Cay Johnston: Impeachment, trial, and removal could be done in a single day if there was a unified agreement in Congress that it was necessary.

But given that a small number of Republicans in Congress — after the invasion and looting of The Capitol — continue to defend and support Trump’s crazy claims that the November presidential election was stolen and that a significant number of Republicans, perhaps half, believe his attempted coup on Jan. 6 was reasonable and was really the fault of Joe Biden, who will become president on January 20, there isn’t the unified agreement needed to remove Trump.

On the night of the 2020 election, Trump began his outgoing acts of political vandalism. There will be more before Biden is inaugurated at noon on Jan. 20.

Hopefully, after Trump is again a private citizen, he will be prosecuted for inciting to riot in Washington, DC, and a host of other local and federal crimes he committed while in office.

Tasnim: Congress could also appoint its own body to review the President's fitness instead of the Cabinet. House Speaker Nancy Pelosi, during the last Congress, introduced a bill to create a congressional body for this purpose, but it was not signed into law. Kindly explain this.

Cay Johnston: The legislation you describe is one of many bills that passed the House of Representatives only to die in the Senate. This is the work of Mitch McConnell of Kentucky, the Republican Senator who was the majority leader but is about to become powerless and virtually irrelevant as the Senate minority leader.

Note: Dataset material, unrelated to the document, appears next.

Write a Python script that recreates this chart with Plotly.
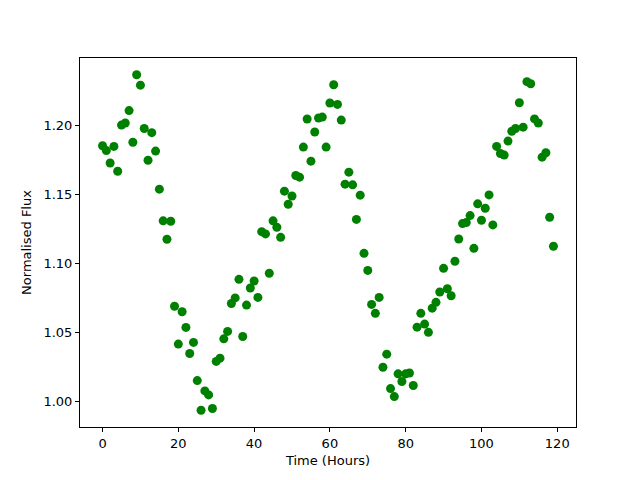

Because Democrats won both runoff elections in Georgia this week their party will have a slight majority in the Senate, giving them the power to bring up for a vote the kinds of legislation which McConnell spent the last four years putting in her desk drawer.

In addition, in days America will have a new president who is well-versed in government and diplomacy after 36 years as a senator and eight as vice president and who, unlike Trump, is emotionally mature and mentally healthy.

Tasnim: Americans’ confidence in their democracy has been eroded for years by a system that has, at various junctures, delivered victory to Republican presidents who lost the popular vote, permitted industrial-scale gerrymandering of electoral maps, and is built around a Congress rigged in favor of conservative states. But faith in the conduct of the presidential election itself has collapsed among large numbers of voters amid Donald Trump’s onslaught after he lost November’s presidential election to his Democratic rival, Joe Biden, by a record 7m ballots. Do you believe that Trump has blown up the US democracy?

Cay Johnston: No. The fact that millions of people who were eligible to vote but never did until 2020 shows that Trump has made many Americans realize that they hold the power and need only exercise it. That so many voters turned out for the Jan. 5 Senate runoffs in Georgia, both won by Democrats against incumbent Republicans, further shows that Trumpism has awakened the power of the ballot box.

For decades, I've written about how too many Americans didn’t vote, in effect becoming renters or squatters in the American democracy, inadvertently aiding those who get rich not from the market, but from the government rule book from regulations that favor some companies over others to corporate welfare. What we are seeing is a recognition that instead of “the government,” as reported in the news, it is “our government.” We own it. We are again acting like owners. At DCReport.org, the news service I lead, we always refer to “our government” and remind readers that elected officials work for us — we are their bosses.